1918 film by Charlie Chaplin

The full film

Shoulder Arms is Charlie Chaplin's second film for First National Pictures. Released in 1918, it is a silent comedy film set in France during World War I, the first of three films he made on the subject of war. It co-starred Edna Purviance and Sydney Chaplin, Chaplin's elder brother. In this film, Chaplin is never in his Little Tramp outfit.

==Plot==
Some time during World War I, Doughboy begins his service in the war among "the awkward squad" a group of American soldiers. He is bow-legged, unbalanced, and uncoordinated during bootcamp in contrast to the other soldiers who all have excellent coordination. He does move on to the front in France though, among the shells and trenches, and bunks among comrades. Doughboy is charged with guard duty and begins daydreaming of bars, cities, and home before being dismissed back to his bunk.

News/mail for soldiers is brought out for the soldiers, but there is nothing for Doughboy. Though his fellow soldiers offer him food from their mail he refuses and walks out to find there is a package for him: Limburger cheese and incredibly hard crackers. Due to the pungent smell of the cheese, he decides to throw it over the trench, hitting the Germans, rather than eat it.

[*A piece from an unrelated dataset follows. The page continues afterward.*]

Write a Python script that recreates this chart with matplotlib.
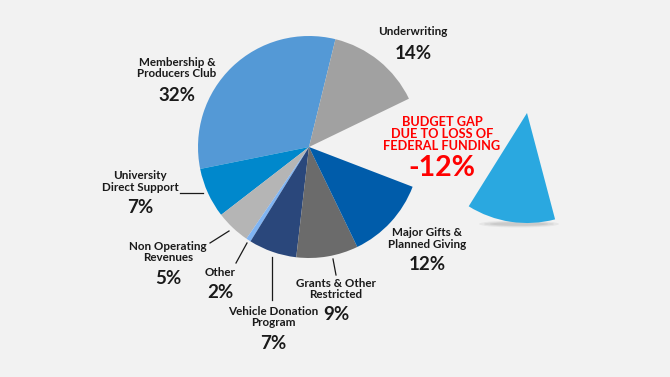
import matplotlib.pyplot as plt
from matplotlib.patches import Wedge, Ellipse

# slices going counter-clockwise from the top
names = ['Membership &\nProducers Club', 'University\nDirect Support', 'Non Operating\nRevenues',
         'Other', 'Vehicle Donation\nProgram', 'Grants & Other\nRestricted',
         'Major Gifts &\nPlanned Giving', 'gap', 'Underwriting']
pct_labels = ['32%', '7%', '5%', '2%', '7%', '9%', '12%', '-12%', '14%']
# slice sizes as drawn in the picture (the "Other" sliver is drawn thinner than 2%)
shares = [32, 7.3, 5, 0.7, 7, 9, 12, 13, 14]
colors = ['#5499d6', '#0088cc', '#b5b5b5', '#80b4f2', '#2a477b', '#6b6b6b', '#005caa', 'none', '#a1a1a1']

W, H = 670, 377
BG = '#f2f2f2'
DARK = '#1a1a1a'
FONT = 'Lato'

fig = plt.figure(figsize=(6.7, 3.77), dpi=100, facecolor=BG)
ax = fig.add_axes([0, 0, 1, 1])
ax.set_facecolor(BG)

cx, cy, r = 309, H - 147, 111
wedges, _ = ax.pie(shares, colors=colors, startangle=76.2, counterclock=True,
                   center=(cx, cy), radius=r, frame=True,
                   wedgeprops=dict(linewidth=0))
wedges[7].set_visible(False)

# the missing slice, pulled out to the right (with a soft shadow)
gx, gy = 527, H - 113
for w, h, a in [(80, 7, 0.12), (70, 5, 0.15), (58, 3.5, 0.2)]:
    ax.add_patch(Ellipse((519, H - 224), w, h, color='#909090', alpha=a, lw=0))
t1 = -122
ax.add_patch(Wedge((gx, gy), 110, t1, t1 + shares[7] * 3.6, color='#2aa8e0', lw=0))

# label placement in pixels: (x, name y, pct y)
spots = [(177, 66.5, 93), (140, 180, 205), (168, 250.5, 275.5), (220, 271, 289.5),
         (273, 315.5, 340.7), (336, 287.5, 312.3), (427, 237, 262.3), None, (413, 30, 51)]
for i, s in enumerate(spots):
    if s is None:
        continue
    x, ny, py = s
    ax.text(x, H - ny - 1.5, names[i], ha='center', va='center', fontsize=8.4,
            fontweight='bold', color=DARK, family=FONT, linespacing=1.1)
    ax.text(x, H - py - 2.5, pct_labels[i], ha='center', va='center', fontsize=13.5,
            fontweight='bold', color=DARK, family=FONT)

ax.text(442, H - 134, 'BUDGET GAP\nDUE TO LOSS OF\nFEDERAL FUNDING', ha='center', va='center',
        fontsize=9.2, fontweight='bold', color='#ff0000', family=FONT, linespacing=0.95)
ax.text(442, H - 168.5, pct_labels[7], ha='center', va='center', fontsize=20.5,
        fontweight='bold', color='#ff0000', family=FONT)

# leader lines
leaders = [((180, 193), (203, 193)), ((210, 243), (229, 231)), ((236, 263), (247, 243)),
           ((272, 300), (272, 257)), ((336, 275), (333, 259))]
for (x0, y0), (x1, y1) in leaders:
    ax.plot([x0, x1], [H - y0, H - y1], color=DARK, lw=0.9)

ax.set_xlim(0, W)
ax.set_ylim(0, H)
ax.set_aspect('equal')
ax.axis('off')
fig.savefig('out.png', dpi=100, facecolor=BG)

Later, Doughboy struggles to sleep in waist-high water, with his comrades all sleeping with no particular trouble in the conditions. In the morning, they are given the order to advance over the top. After hyping himself up against a backdrop of exploding artillery, Doughboy somewhat reluctantly goes over and manages to capture the enemy trench and 13 German troops the same as his identification number. Doughboy becomes much more confident after these events, and is no longer frazzled by the artillery or scared to take shots over the trench.

Doughboy volunteers for a secret mission and is advised that he may not return. His mission is to infiltrate enemy lines, disguised as a tree. When one of his comrades is captured spying on the enemy, Doughboy helps him to escape and is chased by a large German soldier into the woods. Losing his tree disguise he is able to escape to a bombed out building wherein he meets a French girl who tends to his wounds. Shortly after meeting, the large German soldier finds them. Both the French girl and Doughboy run, however the French girl is caught and arrested for aiding the Allies.

Before the French girl is assaulted by a German soldier, Doughboy manages to save her. Then the Kaiser shows up and Doughboy, disguised as a German officer, saves his comrade from capture again. All three of them now disguised as German officers chauffeur the Kaiser and his allies towards the Allied front. At the front they are greeted with applause and praise from the Allied troops.

Doughboy then wakes up back at bootcamp, revealing all was his dream.

==Cast==
- Charlie Chaplin as Charlie, the Doughboy
- Edna Purviance as French girl
- Sydney Chaplin as The sergeant, Charlie's Comrade / The Kaiser
- Jack Wilson as German Crown Prince
- Henry Bergman as Fat German sergeant / Field Marshal von Hindenburg / Bartender
- Albert Austin as American Officer / Clean Shaven German Soldier / Bearded German Soldier
- Tom Wilson as Dumb German Wood-Cutter
- John Rand as U.S. soldier
- J. Parks Jones as U.S. soldier (credited as Park Jones)
- Loyal Underwood as Small German officer
- W.J. Allen as Motorcyclist
- L.A. Blaisdell as Motorcyclist
- Wellington Cross as Motorcyclist
- C.L. Dice as Motorcyclist
- G.A. Godfrey as Motorcyclist
- W. Herron as Motorcyclist

==Reception==
Shoulder Arms proved to be Chaplin's most popular film, critically and commercially, up to that point. A review in The New York Times October 21, 1918, was typical:

"'The fool's funny,' was the chuckling observation of one of those who saw Charlie Chaplin's new film. Shoulder Arms, at the Strand yesterday—and, apparently, that's the way everybody felt. There have been learned discussions as to whether Chaplin's comedy is low or high, artistic or crude, but no one can deny that when he impersonates a screen fool he is funny. Most of those who go to find fault with him remain to laugh. They may still find fault, but they will keep on laughing."

The film was very revolutionary for its time, introducing a new genre of comedy. Previously, films had treated war as a serious subject. This is believed to be the first comedy film about war.